Regex really isn't that bad when using named capture groups.
Oh yeah they definitely have uses, but there's a real tendency for people to go a bit crazy with them. Complex regexen aren't exactly readable, there's all kinds of fun performance gotchas, there's sometimes other tools/algorithms that are more suitable for the task, and sometimes people try to use them to eg. parse HTML because they don't know that it is literally impossible to use regular expressions to parse languages that aren't regular
Jwz’s 2nd law!
I learned Regex once and now it just works. Only problem for me is using MacOS so the Regex flavors aren't consistent. But once I sort that, it's smooth sailing.

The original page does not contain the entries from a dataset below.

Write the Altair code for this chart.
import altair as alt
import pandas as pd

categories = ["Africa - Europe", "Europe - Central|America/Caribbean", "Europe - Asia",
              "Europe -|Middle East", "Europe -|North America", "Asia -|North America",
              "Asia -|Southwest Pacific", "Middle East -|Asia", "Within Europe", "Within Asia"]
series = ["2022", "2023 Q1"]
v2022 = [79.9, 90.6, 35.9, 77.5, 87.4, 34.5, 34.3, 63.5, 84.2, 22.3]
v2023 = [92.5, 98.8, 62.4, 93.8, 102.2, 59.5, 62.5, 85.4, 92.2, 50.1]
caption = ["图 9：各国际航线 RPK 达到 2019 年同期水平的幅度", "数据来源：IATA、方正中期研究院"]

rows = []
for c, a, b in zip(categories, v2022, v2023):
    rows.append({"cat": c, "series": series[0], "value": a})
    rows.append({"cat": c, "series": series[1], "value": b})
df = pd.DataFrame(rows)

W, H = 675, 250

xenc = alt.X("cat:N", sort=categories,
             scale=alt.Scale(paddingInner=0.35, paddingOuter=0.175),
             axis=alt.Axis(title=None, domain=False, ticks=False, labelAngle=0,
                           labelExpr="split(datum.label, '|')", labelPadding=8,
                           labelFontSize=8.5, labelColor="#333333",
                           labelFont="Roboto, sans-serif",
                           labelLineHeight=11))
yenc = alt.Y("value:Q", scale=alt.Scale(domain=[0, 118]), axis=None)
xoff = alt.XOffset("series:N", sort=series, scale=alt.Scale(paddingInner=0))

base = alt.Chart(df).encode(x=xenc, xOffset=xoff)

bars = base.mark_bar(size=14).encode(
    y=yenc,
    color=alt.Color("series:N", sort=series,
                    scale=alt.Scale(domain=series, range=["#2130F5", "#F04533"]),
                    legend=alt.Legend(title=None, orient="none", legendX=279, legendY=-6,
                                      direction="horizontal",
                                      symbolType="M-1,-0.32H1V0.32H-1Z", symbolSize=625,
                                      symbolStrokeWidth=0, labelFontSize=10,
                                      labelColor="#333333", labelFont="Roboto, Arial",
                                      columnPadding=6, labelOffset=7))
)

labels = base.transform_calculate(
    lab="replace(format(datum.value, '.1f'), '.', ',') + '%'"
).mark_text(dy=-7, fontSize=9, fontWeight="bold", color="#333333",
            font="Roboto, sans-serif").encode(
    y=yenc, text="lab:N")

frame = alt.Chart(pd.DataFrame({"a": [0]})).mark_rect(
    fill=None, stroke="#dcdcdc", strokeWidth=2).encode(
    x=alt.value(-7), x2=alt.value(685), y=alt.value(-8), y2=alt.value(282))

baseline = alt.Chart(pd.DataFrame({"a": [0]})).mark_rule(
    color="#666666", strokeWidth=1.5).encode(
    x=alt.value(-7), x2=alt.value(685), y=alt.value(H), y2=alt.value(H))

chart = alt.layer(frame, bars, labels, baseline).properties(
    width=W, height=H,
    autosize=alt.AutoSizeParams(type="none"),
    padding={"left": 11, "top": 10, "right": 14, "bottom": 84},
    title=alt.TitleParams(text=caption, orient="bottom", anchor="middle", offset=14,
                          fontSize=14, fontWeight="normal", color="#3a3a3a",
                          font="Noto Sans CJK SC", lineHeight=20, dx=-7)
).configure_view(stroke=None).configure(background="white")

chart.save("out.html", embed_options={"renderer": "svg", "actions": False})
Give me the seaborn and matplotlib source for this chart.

Regex feels distinctly eldritch to me. Like, a lot of computing knowledge feels like magic, but regex feels like the kind of magic you get by consorting with dark forces
regex feels like the kind of magic you get by consorting with dark forces
AKA reading the manual.
Or studying computer science and learning about finite state machines
Im a good christian boy thats why I refuse to read the manual
I really like this approach for doing non trivial regex https://github.com/VerbalExpressions
const tester = VerEx() .startOfLine() .then('http') .maybe('s') .then('://') .maybe('www.') .anythingBut(' ') .endOfLine();
I don't. It may look less like line noise, but it doesn't unravel the underlying complexity of what it does. It's just wordier without being helpful.
Edit: also, these alternative syntaxes tend to make some easy cases easy, but they have no idea what to do with more complicated cases. Try making nested capture groups with these, for instance. It gets messy fast.

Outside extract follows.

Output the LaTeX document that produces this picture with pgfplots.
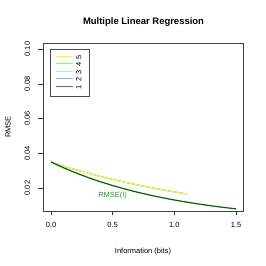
\documentclass[border=0pt]{standalone}
\usepackage{pgfplots}
\pgfplotsset{compat=1.18}
\usepackage{fontspec}
\setmainfont{Liberation Sans}
\definecolor{c5}{RGB}{255,255,0}
\definecolor{c4}{RGB}{128,255,128}
\definecolor{c3}{RGB}{128,255,255}
\definecolor{c2}{RGB}{140,170,255}
\definecolor{c1}{RGB}{128,64,255}
\definecolor{dkgreen}{RGB}{0,100,0}
\definecolor{lblgreen}{RGB}{40,150,40}
\begin{document}
\begin{tikzpicture}[x=1bp,y=1bp]
\path[use as bounding box] (0,0) rectangle (266,266);
\node[font=\fontsize{9.5}{11}\selectfont\bfseries] at (143.5,244) {Multiple Linear Regression};
\begin{axis}[
  at={(43bp,55bp)}, anchor=south west,
  scale only axis, width=200bp, height=168bp,
  xmin=-0.065, xmax=1.557, ymin=0.0068, ymax=0.1035,
  axis x line*=bottom, axis y line*=left,
  axis line style={draw=none},
  xtick={0,0.5,1,1.5}, xticklabels={0.0,0.5,1.0,1.5},
  ytick={0.02,0.04,0.06,0.08,0.1}, yticklabels={0.02,0.04,0.06,0.08,0.10},
  tick align=outside, major tick length=4.5bp,
  tick style={black!80, line width=0.5pt},
  ticklabel style={font=\fontsize{7.5}{9}\selectfont},
  yticklabel style={rotate=90, anchor=south},
  yticklabel shift=5bp,
  xticklabel shift=3bp,
  xlabel={Information (bits)}, ylabel={RMSE},
  label style={font=\fontsize{7.5}{9}\selectfont},
  xlabel style={at={(axis description cs:0.5,0)}, anchor=north, yshift=-34bp},
  ylabel style={at={(axis description cs:0,0.5)}, anchor=center, yshift=35bp},
  clip=false,
  legend style={at={(0,1)}, anchor=north west, xshift=7bp, yshift=-6bp,
    draw=black!70, line width=0.6pt, inner xsep=5bp, inner ysep=5bp,
    font=\fontsize{7.5}{7.5}\selectfont, row sep=0pt,
    nodes={inner xsep=3bp, inner ysep=0pt, minimum height=7.5bp}},
  legend image post style={yshift=2bp},
  reverse legend,
]
\draw[black!75, line width=0.6pt] (rel axis cs:0,0) rectangle (rel axis cs:1,1);
\addplot[c1, line width=0.8pt] coordinates {(0,0.0350) (0.1,0.03270) (0.2,0.03055) (0.3,0.02855) (0.4,0.02668) (0.5,0.02494) (0.6,0.02331) (0.7,0.02179) (0.8,0.02037) (0.9,0.01904) (1.0,0.01780) (1.1,0.01664)};
\addlegendentry{\rotatebox{90}{1}}
\addplot[c2, line width=0.8pt] coordinates {(0,0.0350) (0.1,0.03272) (0.2,0.03058) (0.3,0.02859) (0.4,0.02672) (0.5,0.02498) (0.6,0.02335) (0.7,0.02183) (0.8,0.02041) (0.9,0.01908) (1.0,0.01784) (1.1,0.01668)};
\addlegendentry{\rotatebox{90}{2}}
\addplot[c3, line width=0.8pt] coordinates {(0,0.0350) (0.1,0.03273) (0.2,0.03060) (0.3,0.02861) (0.4,0.02675) (0.5,0.02501) (0.6,0.02339) (0.7,0.02187) (0.8,0.02045) (0.9,0.01912) (1.0,0.01787) (1.1,0.01671)};
\addlegendentry{\rotatebox{90}{3}}
\addplot[c4, line width=0.8pt] coordinates {(0,0.0350) (0.1,0.03270) (0.2,0.03056) (0.3,0.02857) (0.4,0.02671) (0.5,0.02497) (0.6,0.02335) (0.7,0.02183) (0.8,0.02041) (0.9,0.01908) (1.0,0.01784) (1.1,0.01668)};
\addlegendentry{\rotatebox{90}{4}}
\addplot[c5, line width=0.8pt] coordinates {(0,0.0350) (0.1,0.03268) (0.2,0.03052) (0.3,0.02852) (0.4,0.02665) (0.5,0.02491) (0.6,0.02329) (0.7,0.02178) (0.8,0.02036) (0.9,0.01903) (1.0,0.01779) (1.1,0.01664)};
\addlegendentry{\rotatebox{90}{5}}
\addplot[dkgreen, line width=1.2pt, forget plot] coordinates {(0,0.0350) (0.1,0.03173) (0.2,0.02877) (0.3,0.02608) (0.4,0.02365) (0.5,0.02144) (0.6,0.01944) (0.7,0.01762) (0.8,0.01598) (0.9,0.01448) (1.0,0.01313) (1.1,0.01190) (1.2,0.01079) (1.3,0.00978) (1.4,0.00887) (1.5,0.00804)};
\node[lblgreen, font=\fontsize{7.5}{9}\selectfont] at (axis cs:0.5,0.0154) {RMSE(I)};
\end{axis}
\end{tikzpicture}
\end{document}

it doesn't unravel the underlying complexity of what it does... these alternative syntaxes tend to make some easy cases easy, but they have no idea what to do with more complicated cases
This can be said of any higher-level language, or API. There is always a cost to abstraction. Binary -> Assembly -> C -> Python. As you go up that chain, many things get easier, but some things become impossible. You always have the option to drop down, though, and these regex tools are no different. Software development, sysops, devops, etc are full of compromises like this.
Named groups are nice but can I please define a group more than once because maybe I want to group my data and consolidate values in a logical way without you complaining I have already used a group previously. I know I did, I’m the one telling you, now capture it twice!

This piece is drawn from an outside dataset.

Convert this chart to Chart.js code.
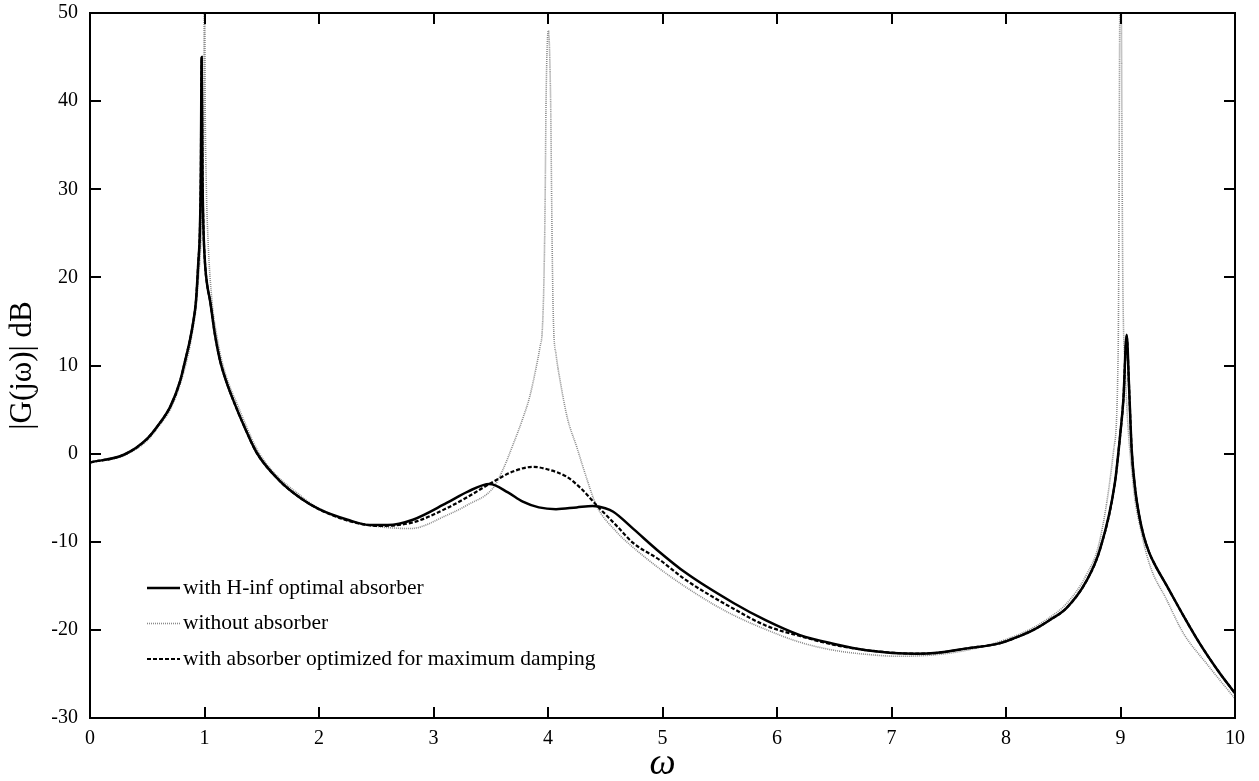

Can you actually name capture groups, or this means how you can refer to them by number?
You can use backreferences \1 \2
etc. but you can also give them names explicitly.
it looks like this: (?<name>inner-regex)
Some flavors support it, kotlins doesn't apparently.
TIL thanks!
In modern languages you can name them with labels as well yes. Not sure about the syntax right now. Something like (?label:...) I think
It's (?<NAME>...)
and those are the named capture groups referred to in the post.
I don't see the problem. But that's probably because my goto-language is perl.